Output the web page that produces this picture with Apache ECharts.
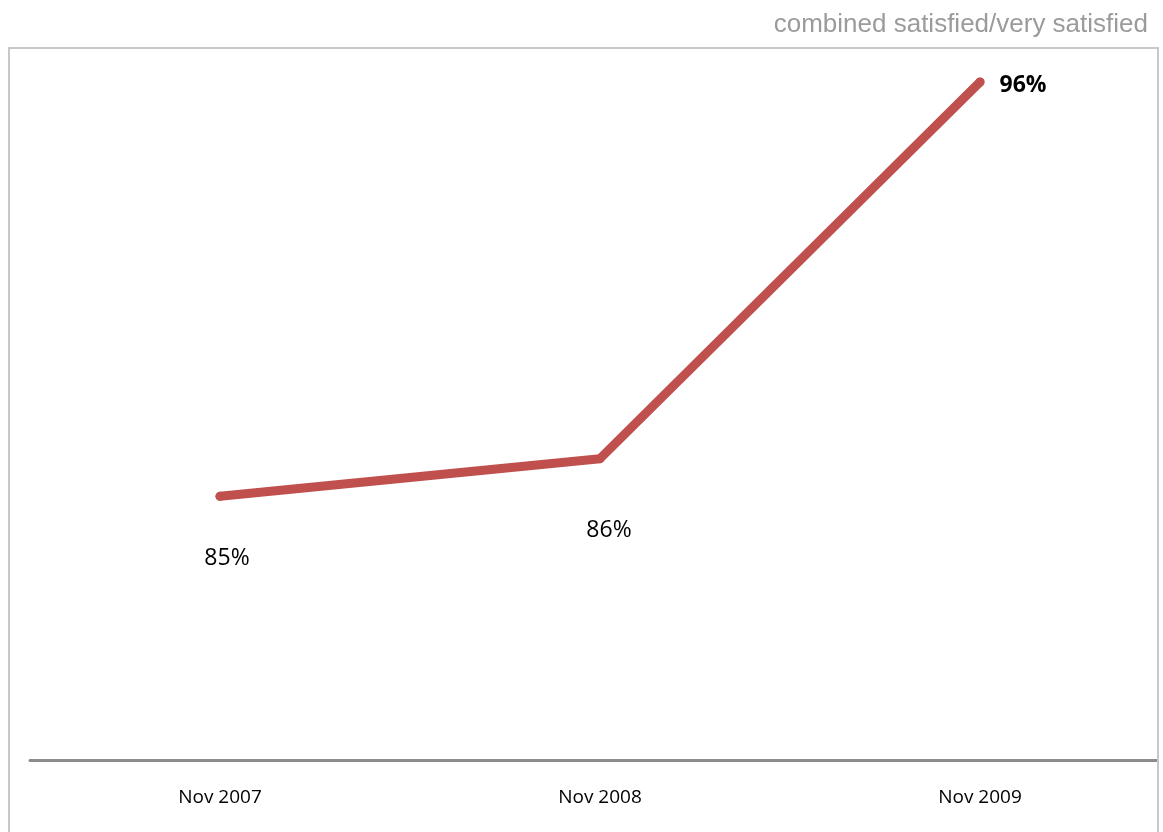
<!DOCTYPE html>
<html>
<head>
<meta charset="utf-8">
<script src="https://cdn.jsdelivr.net/npm/echarts@6/dist/echarts.min.js"></script>
<style>html,body{margin:0;padding:0;background:#fff}#c{width:1163px;height:832px}</style>
</head>
<body>
<div id="c"></div>
<script>
var categories = ['Nov 2007', 'Nov 2008', 'Nov 2009'];
var values = [85, 86, 96];
var valueLabels = ['85%', '86%', '96%'];
var titleText = 'combined satisfied/very satisfied';

var labelStyles = [
  {offset: [7, 62], fontWeight: 'normal'},
  {offset: [9, 72], fontWeight: 'normal'},
  {offset: [43, 3], fontWeight: 'bold'}
];

var chart = echarts.init(document.getElementById('c'), null, {renderer: 'canvas'});
chart.setOption({
  animation: false,
  backgroundColor: '#ffffff',
  title: {
    text: titleText,
    right: 10,
    top: 7,
    textStyle: {fontFamily: 'Liberation Sans', fontSize: 26, fontWeight: 'normal', color: '#9b9b9b'}
  },
  grid: {left: 30, width: 1140, top: 82, height: 678, containLabel: false, outerBoundsMode: 'none'},
  xAxis: {
    type: 'category',
    data: categories,
    boundaryGap: true,
    axisLine: {show: true, lineStyle: {color: '#8c8c8c', width: 3}},
    axisTick: {show: false},
    axisLabel: {margin: 28, fontFamily: 'Open Sans', fontSize: 19, color: '#000'},
    splitLine: {show: false}
  },
  yAxis: {
    type: 'value',
    min: 78,
    max: 96,
    show: false,
    splitLine: {show: false}
  },
  series: [{
    type: 'line',
    data: values.map(function (v, i) {
      return {
        value: v,
        label: {
          show: true,
          position: 'inside',
          formatter: valueLabels[i],
          offset: labelStyles[i].offset,
          fontWeight: labelStyles[i].fontWeight,
          fontFamily: 'Open Sans',
          fontSize: 23,
          color: '#000'
        }
      };
    }),
    symbol: 'circle',
    symbolSize: 9,
    itemStyle: {color: '#c0504d'},
    lineStyle: {color: '#c0504d', width: 9, cap: 'round', join: 'round'},
    z: 3
  }],
  graphic: [
    {type: 'rect', z: 100, shape: {x: 1159, y: 40, width: 10, height: 800}, style: {fill: '#ffffff'}},
    {type: 'rect', z: 101, shape: {x: 9, y: 48, width: 1149, height: 820}, style: {fill: 'none', stroke: '#c8c8c8', lineWidth: 2}}
  ]
});
</script>
</body>
</html>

--

Your instructions
Do not copy the pictures, but repeat every line exactly.

Correct answer
Output the web page that produces this picture with Apache ECharts.
<!DOCTYPE html>
<html>
<head>
<meta charset="utf-8">
<script src="https://cdn.jsdelivr.net/npm/echarts@6/dist/echarts.min.js"></script>
<style>html,body{margin:0;padding:0;background:#fff}#c{width:1163px;height:832px}</style>
</head>
<body>
<div id="c"></div>
<script>
var categories = ['Nov 2007', 'Nov 2008', 'Nov 2009'];
var values = [85, 86, 96];
var valueLabels = ['85%', '86%', '96%'];
var titleText = 'combined satisfied/very satisfied';

var labelStyles = [
  {offset: [7, 62], fontWeight: 'normal'},
  {offset: [9, 72], fontWeight: 'normal'},
  {offset: [43, 3], fontWeight: 'bold'}
];

var chart = echarts.init(document.getElementById('c'), null, {renderer: 'canvas'});
chart.setOption({
  animation: false,
  backgroundColor: '#ffffff',
  title: {
    text: titleText,
    right: 10,
    top: 7,
    textStyle: {fontFamily: 'Liberation Sans', fontSize: 26, fontWeight: 'normal', color: '#9b9b9b'}
  },
  grid: {left: 30, width: 1140, top: 82, height: 678, containLabel: false, outerBoundsMode: 'none'},
  xAxis: {
    type: 'category',
    data: categories,
    boundaryGap: true,
    axisLine: {show: true, lineStyle: {color: '#8c8c8c', width: 3}},
    axisTick: {show: false},
    axisLabel: {margin: 28, fontFamily: 'Open Sans', fontSize: 19, color: '#000'},
    splitLine: {show: false}
  },
  yAxis: {
    type: 'value',
    min: 78,
    max: 96,
    show: false,
    splitLine: {show: false}
  },
  series: [{
    type: 'line',
    data: values.map(function (v, i) {
      return {
        value: v,
        label: {
          show: true,
          position: 'inside',
          formatter: valueLabels[i],
          offset: labelStyles[i].offset,
          fontWeight: labelStyles[i].fontWeight,
          fontFamily: 'Open Sans',
          fontSize: 23,
          color: '#000'
        }
      };
    }),
    symbol: 'circle',
    symbolSize: 9,
    itemStyle: {color: '#c0504d'},
    lineStyle: {color: '#c0504d', width: 9, cap: 'round', join: 'round'},
    z: 3
  }],
  graphic: [
    {type: 'rect', z: 100, shape: {x: 1159, y: 40, width: 10, height: 800}, style: {fill: '#ffffff'}},
    {type: 'rect', z: 101, shape: {x: 9, y: 48, width: 1149, height: 820}, style: {fill: 'none', stroke: '#c8c8c8', lineWidth: 2}}
  ]
});
</script>
</body>
</html>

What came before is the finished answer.